The consequences of a rise in global warming of 2°C by 2100 have been severely underestimated, according to findings by a team of international scientists.
Swift and radical action must be taken to achieve a more sustainable target of 1°C, research led by James Hansen, former director of NASA Goddard Institute for Space Studies, in collaboration with academics including Professor of Soils & Global Change at the University of Aberdeen, Pete Smith, has revealed.
The study, published today (Tuesday December 3) in PLOS ONE questions the global warming target set by the United Nations Framework Convention when evaluated against trends in potential and currently developing fossil fuel exploitation.
Urgent strategies for emission reduction must be implemented to avoid the drastic impact of continued fossil fuel extraction, according to the findings.
They highlighted:
- The need for rapid greenhouse gas emissions reduction to restore Earth's energy balance and avoid ocean heat uptake that would practically guarantee irreversible effects including sea level rise and species extinctions
- Uncertainty not about whether continued rapid CO2 emissions would cause large sea level rise, submerging global coastlines, but how soon the large changes would begin.
- Impacts that directly affect humans coming from increased frequency and severity of extreme events such as heat-waves, floods, droughts and storms, affecting billions of people worldwide, and the consequential impacts on human health in relation to such events.
The research shows that global reforestation and emission reductions need to start within the next decade to achieve the suggested new 1°C target by 2100.

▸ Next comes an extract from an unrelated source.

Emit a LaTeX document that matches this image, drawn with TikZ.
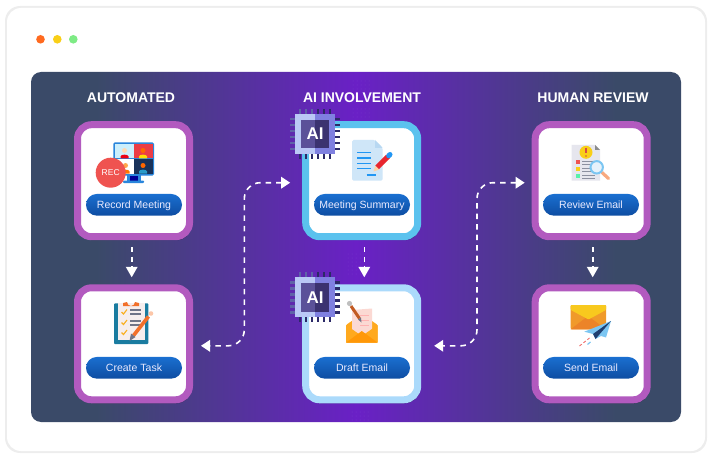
\documentclass[tikz,border=0pt]{standalone}
\usepackage{fontspec}
\setmainfont{Liberation Sans}
\usetikzlibrary{arrows.meta,shadows,calc}
\definecolor{panelbase}{HTML}{3A4A68}
\definecolor{panelmid}{HTML}{6A20C6}
\definecolor{cardpurple}{HTML}{B25ABF}
\definecolor{cardblue}{HTML}{5BC2EE}
\definecolor{cardpale}{HTML}{ABDAFB}
\definecolor{btntop}{HTML}{1A6FD0}
\definecolor{btnbot}{HTML}{0E4DA2}
\definecolor{screenblue}{HTML}{2A86DC}
\definecolor{pinlight}{HTML}{5F62A8}
\definecolor{pindark}{HTML}{2C2A68}
\definecolor{chipa}{HTML}{BAC8F6}
\definecolor{chipb}{HTML}{7F80E0}
\definecolor{chipc}{HTML}{5B5199}
\definecolor{chipd}{HTML}{3B3270}
\definecolor{recred}{HTML}{EF5350}
\definecolor{dotorange}{HTML}{FF6A1F}
\definecolor{dotyellow}{HTML}{F9CF17}
\definecolor{dotgreen}{HTML}{7EEB85}
\definecolor{boardteal}{HTML}{1A7CA0}
\definecolor{paperpink}{HTML}{F6EEEE}
\definecolor{pencilorange}{HTML}{F2702A}
\definecolor{checkyellow}{HTML}{F9B020}
\definecolor{linegrey}{HTML}{6F7488}
\definecolor{docblue}{HTML}{CFE6F8}
\definecolor{docfold}{HTML}{B8D8F2}
\definecolor{docline}{HTML}{2196F3}
\definecolor{pencilred}{HTML}{E8262F}
\definecolor{envorange}{HTML}{FFA91E}
\definecolor{envdark}{HTML}{FF9808}
\definecolor{letterpink}{HTML}{FBD9D3}
\definecolor{revgrey}{HTML}{E6E6EE}
\definecolor{envyellow}{HTML}{F8C91E}
\definecolor{envbody}{HTML}{F09A2A}
\definecolor{envfold}{HTML}{EC8428}
\definecolor{planelight}{HTML}{7CC6F2}
\definecolor{planedark}{HTML}{1F3F70}
\pgfdeclarehorizontalshading{panelshade}{100bp}{
  color(0bp)=(panelbase); color(30bp)=(panelbase); color(50bp)=(panelmid);
  color(70bp)=(panelbase); color(100bp)=(panelbase)}
\tikzset{
  flowcard/.style={draw=#1,line width=7pt,fill=white,rounded corners=14pt,
    minimum width=112pt,minimum height=112pt,inner sep=0pt,
    drop shadow={shadow xshift=1.5pt,shadow yshift=-3.5pt,opacity=.35,fill=black}},
  flowbtn/.style={rounded corners=10.8pt,top color=btntop,bottom color=btnbot,
    minimum width=96pt,minimum height=21.7pt,inner sep=0pt,text=white!92!blue,
    text height=7.5pt,text depth=0pt,font=\fontsize{10.5}{12}\selectfont},
  flowhead/.style={text=white,font=\bfseries\fontsize{14}{16}\selectfont,inner sep=0pt},
  flowstep/.style={white,line width=1.6pt,dash pattern=on 5pt off 4.5pt,-{Triangle[length=10.5pt,width=11.5pt]}},
  flowlink/.style={white,line width=1.6pt,dash pattern=on 5.5pt off 5pt,rounded corners=16pt,
    {Triangle[length=9pt,width=11.5pt]}-{Triangle[length=9pt,width=11.5pt]}},
  aichip/.pic={
    \foreach \k in {-15,-9,...,15} {
      \fill[pinlight] (-25,\k-1.2) rectangle (-20,\k+1.2);
      \fill[pindark] (20,\k-1.2) rectangle (25,\k+1.2);
      \fill[pindark] (\k-1.2,20) rectangle (\k+1.2,25);
    }
    \foreach \k in {-15,-9,-3} \fill[pinlight] (\k-1.2,-25) rectangle (\k+1.2,-20);
    \foreach \k in {3,9,15} \fill[pindark] (\k-1.2,-25) rectangle (\k+1.2,-20);
    \fill[chipa] (-20,-20) rectangle (0,20);
    \fill[chipb] (0,-20) rectangle (20,20);
    \fill[chipc] (-14,-14) rectangle (0,14.3);
    \fill[chipd] (0,-14) rectangle (14.3,14.3);
    \node[text=white,font=\bfseries\fontsize{17}{17}\selectfont,inner sep=0pt] (-label) at (0,0) {AI};
  }
}
\newcommand{\meetperson}[4]{
  \fill[#4] (#1-4,#2+8) -- (#1-4,#2+6) .. controls (#1-3.5,#2+3.5) and (#1+3.5,#2+3.5) .. (#1+4,#2+6) -- (#1+4,#2+8) -- cycle;
  \fill[#3] (#1,#2) circle (2.5);
}
\begin{document}
\begin{tikzpicture}[x=1pt,y=-1pt]
	\useasboundingbox (0,0) rectangle (716,460);
	% window
	\fill[black!7,rounded corners=15pt] (5,6) rectangle (707,453);
	\fill[white,rounded corners=14pt] (7,8) rectangle (705,451);
	\fill[dotorange] (40.5,39.3) circle (4.3);
	\fill[dotyellow] (57.3,39.3) circle (4.3);
	\fill[dotgreen] (73.3,39.3) circle (4.3);
	\shade[shading=panelshade,rounded corners=10pt] (31,72) rectangle (681,422);
	% dots behind the middle column
	\foreach \cx/\cy in {361/85,361/113,356/258,356/270,360/416} {
		\foreach \dx in {-8,-4,...,8} \foreach \dy in {-4,0,4}
			\fill[white,opacity=.1] (\cx+\dx,\cy+\dy) circle (.5);
	}
	% headings
	\node[flowhead] (headauto) at (131,97.5) {AUTOMATED};
	\node[flowhead] (headai) at (362,97.5) {AI INVOLVEMENT};
	\node[flowhead] (headhuman) at (593,97.5) {HUMAN REVIEW};
	% cards
	\node[flowcard=cardpurple] (record) at (133.5,180.7) {};
	\node[flowcard=cardpurple] (task) at (133.5,343.8) {};
	\node[flowcard=cardblue] (summary) at (361.7,180.7) {};
	\node[flowcard=cardpale] (draft) at (361.7,343.8) {};
	\node[flowcard=cardpurple] (review) at (591.2,180.7) {};
	\node[flowcard=cardpurple] (send) at (591.2,343.8) {};
	% buttons
	\node[flowbtn] (btnrecord) at (134,204.8) {Record Meeting};
	\node[flowbtn] (btntask) at (134,367.8) {Create Task};
	\node[flowbtn] (btnsummary) at (362,204.8) {Meeting Summary};
	\node[flowbtn] (btndraft) at (362,367.8) {Draft Email};
	\node[flowbtn] (btnreview) at (591,204.8) {Review Email};
	\node[flowbtn] (btnsend) at (591,367.8) {Send Email};
	% monitor
	\fill[screenblue,rounded corners=1.5pt] (113.3,142.3) rectangle (154,175.5);
	\fill[screenblue] (126.5,175) rectangle (141,181);
	\fill[blue!60!black] (130,175.5) rectangle (138,181);
	\fill[screenblue,rounded corners=.8pt] (123,180.7) rectangle (144,183);
	\fill[cyan!20!white] (115,144) rectangle (133.7,158.5);
	\fill[pencilred!85!pink] (134.3,144) rectangle (152.5,158.5);
	\fill[white] (115,159) rectangle (133.7,174);
	\fill[planedark!80!black] (134.3,159) rectangle (152.5,174);
	\meetperson{124.5}{150.5}{orange!30!white}{red!70!purple}
	\meetperson{143}{150.5}{orange!80!red}{yellow!80!orange}
	\meetperson{125.5}{165.5}{orange!70!white}{orange!90!red}
	\meetperson{143}{165.5}{orange!80!red}{cyan!60!teal}
	\fill[recred] (110.7,172.7) circle (15);
	\node[text=white,font=\fontsize{8.5}{8.5}\selectfont,inner sep=0pt] (rectext) at (110.7,172.7) {REC};
	% clipboard
	\fill[boardteal,rounded corners=1pt] (114,303.3) rectangle (148.3,344);
	\fill[paperpink] (118,303.3) rectangle (144.5,340);
	\fill[pencilorange] (123,306) -- (123,303) -- (127,302) arc (180:0:4) -- (139,303) -- (139,306) -- cycle;
	\foreach \ty in {312,322.5,332.5} {
		\draw[checkyellow,line width=1.1pt] (121.5,\ty) -- (123.5,\ty+2) -- (127,\ty-2.5);
	}
	\foreach \ty in {310,314,321,325}
		\draw[linegrey,line width=1.1pt] (130,\ty) -- (141,\ty);
	\draw[pencilorange,line width=3.6pt] (133.5,335.5) -- (148.5,316.5);
	\fill[letterpink!80!orange] (151,313.5) circle (2.3);
	\fill[linegrey] (129.5,341) -- (131,333.5) -- (135.5,337) -- cycle;
	% summary document
	\fill[docblue,rounded corners=1.5pt] (352,140) -- (375,140) -- (382.7,148) -- (382.7,180.7) -- (352,180.7) -- cycle;
	\fill[docfold] (375,140) -- (382.7,148) -- (375,148) -- cycle;
	\foreach \ty in {152.7,158,163.3,168.3}
		\draw[docline,line width=1.2pt] (357.3,\ty) -- (370.7,\ty);
	\draw[docline,line width=1.2pt] (366.7,175) -- (376,175);
	\draw[pencilred,line width=5pt] (377,167.5) -- (388,156.5);
	\draw[docline,line width=5pt,line cap=round] (388.7,155.8) -- (390,154.5);
	\fill[orange!35!white] (373.5,171.5) -- (375.2,165.7) -- (379.2,169.7) -- cycle;
	% draft envelope
	\fill[envorange,rounded corners=1pt] (346,325) -- (361.8,314) -- (377.7,325) -- (377.7,342.7) -- (346,342.7) -- cycle;
	\fill[letterpink] (352,310) -- (372,308.5) -- (372,331) -- (361.8,337) -- (352,331) -- cycle;
	\foreach \ty in {315,320,325}
		\draw[red!30!white,line width=.8pt] (360,\ty) -- (369,\ty);
	\fill[envorange] (346,325) -- (361.8,336) -- (377.7,325) -- (377.7,342.7) -- (346,342.7) -- cycle;
	\fill[envdark] (346,342.7) -- (361.8,331) -- (377.7,342.7) -- cycle;
	\draw[pencilorange!80!black,line width=3pt] (351,306) -- (359.5,318.5);
	\fill[linegrey] (361.5,322.5) -- (358,319.5) -- (361,317.5) -- cycle;
	\fill[black!25] (349.5,303.5) circle (2.6);
	% review document
	\fill[revgrey] (571.7,145) -- (595,145) -- (600,150) -- (600,180.7) -- (571.7,180.7) -- cycle;
	\fill[black!45] (595,145) -- (600,150) -- (595,150) -- cycle;
	\fill[dotyellow] (586,152.3) circle (6.5);
	\draw[recred!90!black,line width=1.3pt] (586,148) -- (586,153.5);
	\fill[recred!90!black] (586,156) circle (.8);
	\fill[recred] (575.7,160.5) rectangle (580,164.5);
	\fill[dotyellow] (575.7,167) rectangle (580,171);
	\fill[dotgreen!70!cyan] (575.7,174) rectangle (580,178);
	\foreach \ty in {161,164,168,171,175,178}
		\draw[linegrey!80,line width=.9pt] (582,\ty) -- (595,\ty);
	\draw[pencilorange!60!white,line width=3.2pt,line cap=round] (602,172.5) -- (608.5,178.5);
	\draw[planelight,line width=2pt,fill=docblue!50!white] (596.7,167.3) circle (6.2);
	% send envelope
	\fill[envbody,rounded corners=1pt] (570.7,305) rectangle (606,329.3);
	\fill[envfold] (570.7,329.3) -- (588,316) -- (606,329.3) -- cycle;
	\fill[envyellow,rounded corners=1pt] (570.7,305) -- (606,305) -- (606,310) -- (588.5,319.5) -- (570.7,310) -- cycle;
	\fill[planelight] (611,321) -- (584.3,331.7) -- (593,334) -- (595.5,339) -- (601,336) -- (606,337.5) -- cycle;
	\fill[planedark] (611,321) -- (593,334) -- (595.5,339) -- cycle;
	\draw[recred!80!white,line width=.9pt,densely dashed] (579.5,346) -- (589.5,338);
	\draw[planelight,line width=1.2pt] (587.5,344.5) -- (590.5,342);
	% AI chips
	\pic (chipsummary) at (315,134) {aichip};
	\pic (chipdraft) at (315,297.3) {aichip};
	% connectors
	\coordinate (linkleft) at (244.3,264);
	\coordinate (linkright) at (477,264);
	\draw[flowstep,shorten <=7pt,shorten >=7pt] ([xshift=-1.8pt]record.south) -- ([xshift=-1.8pt]task.north);
	\draw[flowstep,shorten <=7pt,shorten >=7pt] ([xshift=2.6pt]summary.south) -- ([xshift=2.6pt]draft.north);
	\draw[flowstep,shorten <=7pt,shorten >=7pt] ([xshift=1.5pt]review.south) -- ([xshift=1.5pt]send.north);
	\draw[flowlink,shorten <=12pt,shorten >=8pt] ([yshift=-2pt]summary.west) -| (linkleft) |- ([yshift=-2pt]task.east);
	\draw[flowlink,shorten <=7pt,shorten >=13pt] ([yshift=-2pt]review.west) -| (linkright) |- ([yshift=-2pt]draft.east);
\end{tikzpicture}
\end{document}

Lead author Dr James Hansen explains: “Meeting this target of 1°C requires major reforestation as well as 6% emission reduction per year, starting almost immediately. Delay until 2020 means that more drastic measures are then required, with major reforestation and 15% emission reduction per year. The situation is very urgent.”
Letting the targets ‘slip’ would cause impacts that are irreversible on timescales of less than thousands of years, according to the findings.
The study suggests continuation of high fossil fuel emissions, given current knowledge of the consequences, would commit our children and grandchildren to a dangerous future, and that knowing the likely consequences, would constitute an act of wilful intergenerational injustice by our generation.
It also posits that responsible policymaking requires a rising price on carbon emissions that would preclude emissions from most remaining coal and unconventional fossil fuels, and phase down emissions from conventional fossil fuels.
The study concludes by considering the economical, humanitarian, and legal implications of the current choice between ignoring the evidence or developing suitable action.
Professor Pete Smith said: “Instead of finding ever more ingenious ways of extracting every last drop of increasingly climate-damaging fossil fuel from the earth, we should be using our skills and talents to develop alternatives to fossil fuels.
“The window of opportunity for action is closing. We simply cannot wait until we have burned all of the fossil fuel before we take action. We need to take rapid and decisive action now for the sake of our children and their children.”